#### [TASK BRIEF]
Pull out every line with the word "this".

#### SUPPLIED INFORMATION ####

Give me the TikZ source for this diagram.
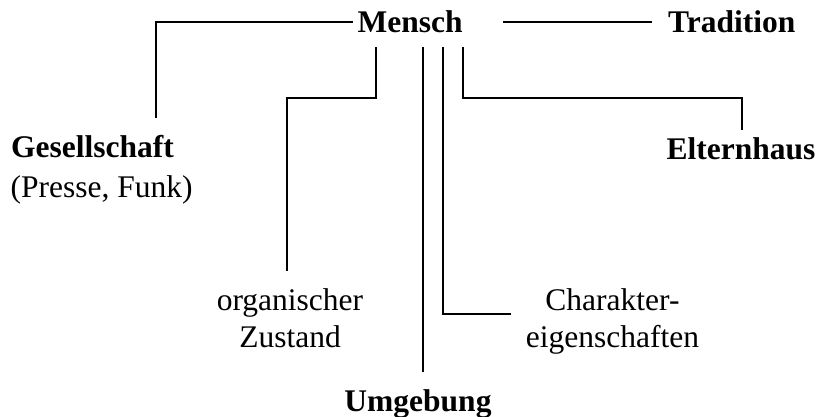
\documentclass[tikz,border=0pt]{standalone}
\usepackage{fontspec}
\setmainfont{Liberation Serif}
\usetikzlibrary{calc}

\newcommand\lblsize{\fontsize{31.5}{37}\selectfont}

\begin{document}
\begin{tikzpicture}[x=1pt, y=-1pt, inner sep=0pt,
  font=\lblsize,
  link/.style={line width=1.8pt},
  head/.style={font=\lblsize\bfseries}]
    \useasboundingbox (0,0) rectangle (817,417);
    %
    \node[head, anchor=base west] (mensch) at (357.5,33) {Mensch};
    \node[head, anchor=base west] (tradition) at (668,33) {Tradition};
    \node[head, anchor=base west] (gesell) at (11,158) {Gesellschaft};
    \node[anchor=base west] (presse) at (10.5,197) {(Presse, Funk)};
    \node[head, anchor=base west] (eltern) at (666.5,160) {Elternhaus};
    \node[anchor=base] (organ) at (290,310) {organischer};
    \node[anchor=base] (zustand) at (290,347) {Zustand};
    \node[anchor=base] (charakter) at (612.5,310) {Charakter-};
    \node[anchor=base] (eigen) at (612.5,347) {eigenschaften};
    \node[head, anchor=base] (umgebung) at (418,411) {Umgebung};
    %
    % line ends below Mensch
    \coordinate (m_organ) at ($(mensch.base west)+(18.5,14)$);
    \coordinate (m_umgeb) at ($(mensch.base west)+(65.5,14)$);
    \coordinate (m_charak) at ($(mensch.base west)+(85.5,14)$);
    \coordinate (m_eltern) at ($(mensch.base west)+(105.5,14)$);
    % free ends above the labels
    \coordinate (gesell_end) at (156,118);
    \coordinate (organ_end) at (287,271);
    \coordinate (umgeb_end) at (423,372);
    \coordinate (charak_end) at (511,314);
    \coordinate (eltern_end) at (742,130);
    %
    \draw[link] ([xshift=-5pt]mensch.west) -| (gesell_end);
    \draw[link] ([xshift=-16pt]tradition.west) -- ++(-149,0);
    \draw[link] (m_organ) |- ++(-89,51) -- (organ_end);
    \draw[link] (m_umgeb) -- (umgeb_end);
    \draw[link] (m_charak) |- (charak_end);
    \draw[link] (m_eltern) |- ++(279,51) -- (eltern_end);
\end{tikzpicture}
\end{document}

####
#### SUPPLIED INFORMATION ####

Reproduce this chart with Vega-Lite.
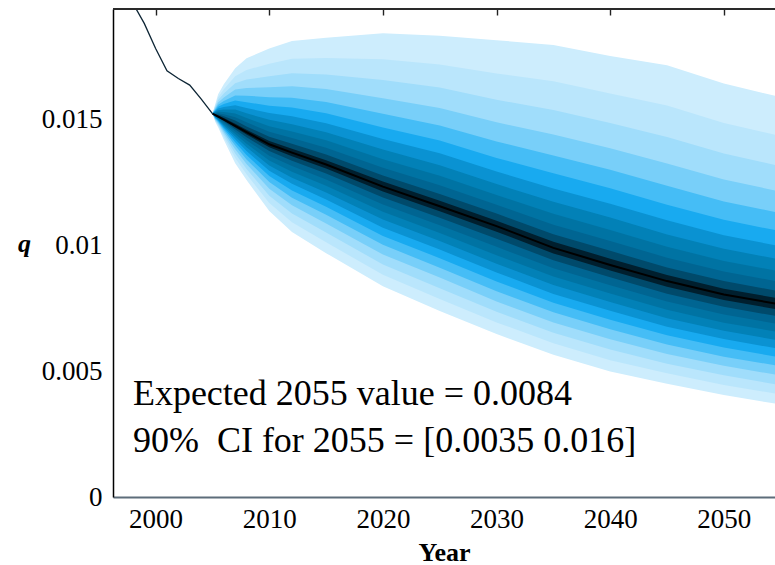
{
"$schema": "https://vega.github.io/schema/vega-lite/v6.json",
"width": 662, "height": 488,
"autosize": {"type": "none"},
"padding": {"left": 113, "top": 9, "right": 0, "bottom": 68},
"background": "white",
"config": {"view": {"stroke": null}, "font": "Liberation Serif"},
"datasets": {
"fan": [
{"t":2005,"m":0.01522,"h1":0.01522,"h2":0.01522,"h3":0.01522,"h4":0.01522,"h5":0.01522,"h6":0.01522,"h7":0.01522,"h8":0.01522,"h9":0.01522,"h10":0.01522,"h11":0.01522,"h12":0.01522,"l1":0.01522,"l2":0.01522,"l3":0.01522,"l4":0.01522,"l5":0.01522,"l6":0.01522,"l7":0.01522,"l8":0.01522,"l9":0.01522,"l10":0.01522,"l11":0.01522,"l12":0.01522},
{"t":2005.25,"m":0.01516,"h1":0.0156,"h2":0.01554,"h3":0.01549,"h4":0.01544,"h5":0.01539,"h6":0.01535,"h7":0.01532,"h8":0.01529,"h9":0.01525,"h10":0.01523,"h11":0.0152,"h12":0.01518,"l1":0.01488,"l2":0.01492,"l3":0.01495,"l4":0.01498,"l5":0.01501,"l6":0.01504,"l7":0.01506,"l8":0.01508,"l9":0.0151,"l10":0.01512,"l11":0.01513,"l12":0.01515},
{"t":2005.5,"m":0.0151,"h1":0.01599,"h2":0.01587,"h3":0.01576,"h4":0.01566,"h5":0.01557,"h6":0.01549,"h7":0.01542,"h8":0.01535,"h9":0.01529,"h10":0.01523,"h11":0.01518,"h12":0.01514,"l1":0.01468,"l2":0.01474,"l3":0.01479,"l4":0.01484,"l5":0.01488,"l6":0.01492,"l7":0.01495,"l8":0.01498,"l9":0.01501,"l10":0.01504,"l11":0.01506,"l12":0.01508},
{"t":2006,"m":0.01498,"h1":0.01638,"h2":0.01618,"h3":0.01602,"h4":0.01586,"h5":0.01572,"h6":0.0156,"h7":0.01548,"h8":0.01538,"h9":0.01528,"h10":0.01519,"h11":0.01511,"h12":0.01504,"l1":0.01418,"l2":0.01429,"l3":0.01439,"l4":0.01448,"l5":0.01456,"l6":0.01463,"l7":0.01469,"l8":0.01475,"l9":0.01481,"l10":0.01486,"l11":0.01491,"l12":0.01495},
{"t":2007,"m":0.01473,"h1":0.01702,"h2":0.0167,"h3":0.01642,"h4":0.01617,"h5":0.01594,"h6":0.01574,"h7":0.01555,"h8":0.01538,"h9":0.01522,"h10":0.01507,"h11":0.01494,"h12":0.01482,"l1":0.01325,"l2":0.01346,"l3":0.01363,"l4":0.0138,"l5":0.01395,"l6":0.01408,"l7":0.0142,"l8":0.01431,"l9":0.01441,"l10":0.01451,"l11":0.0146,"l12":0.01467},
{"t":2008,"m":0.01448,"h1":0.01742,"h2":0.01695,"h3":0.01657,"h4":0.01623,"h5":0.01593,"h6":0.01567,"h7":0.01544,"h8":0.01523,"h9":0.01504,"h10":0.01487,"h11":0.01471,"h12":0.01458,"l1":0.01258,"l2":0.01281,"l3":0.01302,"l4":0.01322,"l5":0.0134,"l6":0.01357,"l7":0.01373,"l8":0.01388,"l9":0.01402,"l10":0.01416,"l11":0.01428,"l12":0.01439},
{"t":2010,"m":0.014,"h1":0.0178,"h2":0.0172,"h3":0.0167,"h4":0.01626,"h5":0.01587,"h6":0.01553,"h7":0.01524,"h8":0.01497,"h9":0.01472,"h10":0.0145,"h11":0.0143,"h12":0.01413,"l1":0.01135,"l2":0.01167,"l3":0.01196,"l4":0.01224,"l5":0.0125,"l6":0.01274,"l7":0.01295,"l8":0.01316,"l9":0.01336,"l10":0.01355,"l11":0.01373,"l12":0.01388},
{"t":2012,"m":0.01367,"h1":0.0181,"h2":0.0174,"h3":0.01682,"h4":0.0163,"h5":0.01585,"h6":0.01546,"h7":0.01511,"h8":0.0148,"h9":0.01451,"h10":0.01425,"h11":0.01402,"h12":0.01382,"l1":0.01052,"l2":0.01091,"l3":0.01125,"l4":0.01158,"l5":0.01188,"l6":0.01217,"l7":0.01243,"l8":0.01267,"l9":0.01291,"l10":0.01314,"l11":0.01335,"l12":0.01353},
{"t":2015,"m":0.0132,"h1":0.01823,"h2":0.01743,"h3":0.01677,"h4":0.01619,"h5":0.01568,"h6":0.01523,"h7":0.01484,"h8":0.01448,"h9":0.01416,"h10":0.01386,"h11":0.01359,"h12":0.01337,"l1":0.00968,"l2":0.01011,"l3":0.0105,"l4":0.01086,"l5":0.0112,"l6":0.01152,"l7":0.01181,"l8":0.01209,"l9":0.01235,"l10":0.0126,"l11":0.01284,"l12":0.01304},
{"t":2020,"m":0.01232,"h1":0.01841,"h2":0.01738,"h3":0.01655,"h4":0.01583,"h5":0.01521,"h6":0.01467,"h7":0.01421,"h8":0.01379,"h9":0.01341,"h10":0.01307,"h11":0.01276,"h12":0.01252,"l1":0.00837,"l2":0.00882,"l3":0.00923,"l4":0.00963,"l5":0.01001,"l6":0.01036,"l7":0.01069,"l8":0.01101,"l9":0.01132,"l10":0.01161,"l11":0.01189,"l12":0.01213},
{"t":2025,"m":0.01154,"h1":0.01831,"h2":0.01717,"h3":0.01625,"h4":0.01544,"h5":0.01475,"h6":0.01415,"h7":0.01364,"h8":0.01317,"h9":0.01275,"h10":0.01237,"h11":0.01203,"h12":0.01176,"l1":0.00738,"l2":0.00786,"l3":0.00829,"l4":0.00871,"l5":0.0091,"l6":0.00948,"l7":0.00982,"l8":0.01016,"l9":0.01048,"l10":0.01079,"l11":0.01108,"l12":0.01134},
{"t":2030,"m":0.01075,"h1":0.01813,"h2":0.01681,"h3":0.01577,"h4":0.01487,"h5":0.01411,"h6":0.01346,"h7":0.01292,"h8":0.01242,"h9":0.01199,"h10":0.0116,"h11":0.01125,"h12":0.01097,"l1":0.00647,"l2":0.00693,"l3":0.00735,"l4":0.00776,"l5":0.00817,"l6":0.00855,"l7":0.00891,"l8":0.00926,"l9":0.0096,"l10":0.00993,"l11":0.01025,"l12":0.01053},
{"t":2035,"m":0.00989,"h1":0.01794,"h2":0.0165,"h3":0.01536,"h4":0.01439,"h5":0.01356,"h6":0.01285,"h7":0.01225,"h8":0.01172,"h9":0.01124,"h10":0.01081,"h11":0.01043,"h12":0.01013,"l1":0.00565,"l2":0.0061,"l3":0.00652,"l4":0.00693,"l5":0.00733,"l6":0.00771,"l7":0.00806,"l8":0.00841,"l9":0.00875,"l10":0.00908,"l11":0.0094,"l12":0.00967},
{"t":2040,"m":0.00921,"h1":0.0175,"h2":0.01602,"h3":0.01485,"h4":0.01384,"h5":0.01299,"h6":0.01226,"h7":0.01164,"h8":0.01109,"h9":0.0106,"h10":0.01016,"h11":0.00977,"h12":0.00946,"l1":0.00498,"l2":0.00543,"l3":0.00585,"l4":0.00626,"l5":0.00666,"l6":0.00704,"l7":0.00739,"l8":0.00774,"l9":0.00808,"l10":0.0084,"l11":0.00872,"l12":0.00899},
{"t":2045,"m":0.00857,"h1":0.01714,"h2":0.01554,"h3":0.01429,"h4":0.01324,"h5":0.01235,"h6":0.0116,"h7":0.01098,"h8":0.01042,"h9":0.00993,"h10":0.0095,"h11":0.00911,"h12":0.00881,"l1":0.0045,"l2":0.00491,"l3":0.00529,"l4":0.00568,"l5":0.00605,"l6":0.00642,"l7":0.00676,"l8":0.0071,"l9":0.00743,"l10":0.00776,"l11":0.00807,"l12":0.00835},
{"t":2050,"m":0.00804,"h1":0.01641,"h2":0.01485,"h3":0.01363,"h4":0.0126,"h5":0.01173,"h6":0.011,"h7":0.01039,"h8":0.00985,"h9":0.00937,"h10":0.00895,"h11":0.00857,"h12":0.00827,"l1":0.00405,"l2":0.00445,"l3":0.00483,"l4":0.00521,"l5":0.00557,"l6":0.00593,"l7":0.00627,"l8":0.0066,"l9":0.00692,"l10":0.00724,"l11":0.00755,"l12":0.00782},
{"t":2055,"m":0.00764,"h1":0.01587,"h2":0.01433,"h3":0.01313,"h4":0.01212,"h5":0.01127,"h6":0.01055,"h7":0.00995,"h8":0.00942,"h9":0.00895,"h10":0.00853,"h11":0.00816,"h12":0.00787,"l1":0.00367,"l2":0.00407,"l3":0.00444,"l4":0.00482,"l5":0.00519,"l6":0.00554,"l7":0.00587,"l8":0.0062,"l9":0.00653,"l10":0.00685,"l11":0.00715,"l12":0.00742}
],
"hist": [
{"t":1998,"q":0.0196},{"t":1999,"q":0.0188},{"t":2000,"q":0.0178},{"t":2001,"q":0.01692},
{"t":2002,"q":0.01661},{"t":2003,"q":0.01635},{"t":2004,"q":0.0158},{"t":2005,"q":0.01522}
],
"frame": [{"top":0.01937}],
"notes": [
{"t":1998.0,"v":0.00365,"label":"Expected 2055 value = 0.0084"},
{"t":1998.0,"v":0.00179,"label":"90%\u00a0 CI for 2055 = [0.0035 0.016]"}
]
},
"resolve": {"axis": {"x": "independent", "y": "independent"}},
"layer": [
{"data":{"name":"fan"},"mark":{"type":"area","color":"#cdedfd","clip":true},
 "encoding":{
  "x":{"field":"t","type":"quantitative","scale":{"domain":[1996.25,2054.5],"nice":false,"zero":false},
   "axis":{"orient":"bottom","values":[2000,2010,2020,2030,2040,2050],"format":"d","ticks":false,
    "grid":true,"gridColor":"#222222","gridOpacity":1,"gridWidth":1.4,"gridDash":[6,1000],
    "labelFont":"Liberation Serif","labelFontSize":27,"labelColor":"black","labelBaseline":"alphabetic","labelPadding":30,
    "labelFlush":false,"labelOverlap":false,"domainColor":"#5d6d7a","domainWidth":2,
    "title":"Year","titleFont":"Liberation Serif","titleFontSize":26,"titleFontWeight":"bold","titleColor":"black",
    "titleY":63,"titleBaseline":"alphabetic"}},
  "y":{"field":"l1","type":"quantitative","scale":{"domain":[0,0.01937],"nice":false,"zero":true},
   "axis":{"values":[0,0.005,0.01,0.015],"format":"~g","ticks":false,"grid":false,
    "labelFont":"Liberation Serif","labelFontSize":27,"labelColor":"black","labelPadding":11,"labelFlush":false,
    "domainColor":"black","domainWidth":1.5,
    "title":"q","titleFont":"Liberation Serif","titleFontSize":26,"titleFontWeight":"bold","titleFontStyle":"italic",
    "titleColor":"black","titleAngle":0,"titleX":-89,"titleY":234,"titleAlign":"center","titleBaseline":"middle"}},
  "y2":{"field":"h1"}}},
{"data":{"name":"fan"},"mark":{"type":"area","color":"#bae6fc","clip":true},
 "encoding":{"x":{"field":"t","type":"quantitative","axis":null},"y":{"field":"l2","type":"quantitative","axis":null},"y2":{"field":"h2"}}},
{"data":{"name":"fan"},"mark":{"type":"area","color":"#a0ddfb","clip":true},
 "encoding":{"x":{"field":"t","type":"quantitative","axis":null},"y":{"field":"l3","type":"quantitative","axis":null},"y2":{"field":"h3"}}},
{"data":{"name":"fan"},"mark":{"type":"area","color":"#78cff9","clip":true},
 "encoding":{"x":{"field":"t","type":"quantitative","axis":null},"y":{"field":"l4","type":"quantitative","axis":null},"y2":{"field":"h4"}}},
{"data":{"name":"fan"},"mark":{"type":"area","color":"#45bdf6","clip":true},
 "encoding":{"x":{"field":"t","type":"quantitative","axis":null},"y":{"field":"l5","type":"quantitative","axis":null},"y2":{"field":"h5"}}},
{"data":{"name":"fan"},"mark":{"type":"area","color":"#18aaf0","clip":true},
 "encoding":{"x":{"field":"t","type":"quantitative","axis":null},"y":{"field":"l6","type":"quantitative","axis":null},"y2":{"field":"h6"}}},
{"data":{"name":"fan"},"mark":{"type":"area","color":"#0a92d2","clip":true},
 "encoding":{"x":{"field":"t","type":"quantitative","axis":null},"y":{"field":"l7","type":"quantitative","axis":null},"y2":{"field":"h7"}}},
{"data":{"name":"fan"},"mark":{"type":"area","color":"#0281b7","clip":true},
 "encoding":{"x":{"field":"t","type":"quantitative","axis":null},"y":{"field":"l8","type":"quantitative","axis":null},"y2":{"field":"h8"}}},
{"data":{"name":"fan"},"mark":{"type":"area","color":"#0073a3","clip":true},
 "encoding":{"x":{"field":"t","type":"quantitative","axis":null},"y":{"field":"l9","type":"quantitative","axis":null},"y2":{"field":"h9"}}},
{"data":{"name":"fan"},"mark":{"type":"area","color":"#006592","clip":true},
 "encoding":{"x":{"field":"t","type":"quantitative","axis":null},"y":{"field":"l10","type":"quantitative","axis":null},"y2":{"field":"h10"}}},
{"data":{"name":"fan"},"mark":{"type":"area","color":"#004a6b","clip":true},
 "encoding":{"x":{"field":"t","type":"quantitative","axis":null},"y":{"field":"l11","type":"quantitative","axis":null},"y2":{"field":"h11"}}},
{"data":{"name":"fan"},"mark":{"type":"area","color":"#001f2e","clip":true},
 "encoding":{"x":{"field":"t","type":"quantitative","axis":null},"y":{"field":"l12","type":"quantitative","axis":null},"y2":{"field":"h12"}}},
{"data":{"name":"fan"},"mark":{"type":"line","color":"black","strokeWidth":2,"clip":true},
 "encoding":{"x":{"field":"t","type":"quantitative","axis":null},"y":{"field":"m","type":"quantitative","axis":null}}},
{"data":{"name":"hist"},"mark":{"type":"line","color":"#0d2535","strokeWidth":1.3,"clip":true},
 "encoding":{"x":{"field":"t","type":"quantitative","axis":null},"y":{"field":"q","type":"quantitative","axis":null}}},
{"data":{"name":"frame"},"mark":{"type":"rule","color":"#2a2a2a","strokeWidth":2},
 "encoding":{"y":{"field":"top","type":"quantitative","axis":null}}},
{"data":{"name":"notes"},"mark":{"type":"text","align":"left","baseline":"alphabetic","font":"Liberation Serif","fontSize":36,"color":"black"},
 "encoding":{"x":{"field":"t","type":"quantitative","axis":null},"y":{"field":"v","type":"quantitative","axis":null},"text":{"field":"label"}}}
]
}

####

#### [EXPECTED ANSWER]
Give me the TikZ source for this diagram.
Reproduce this chart with Vega-Lite.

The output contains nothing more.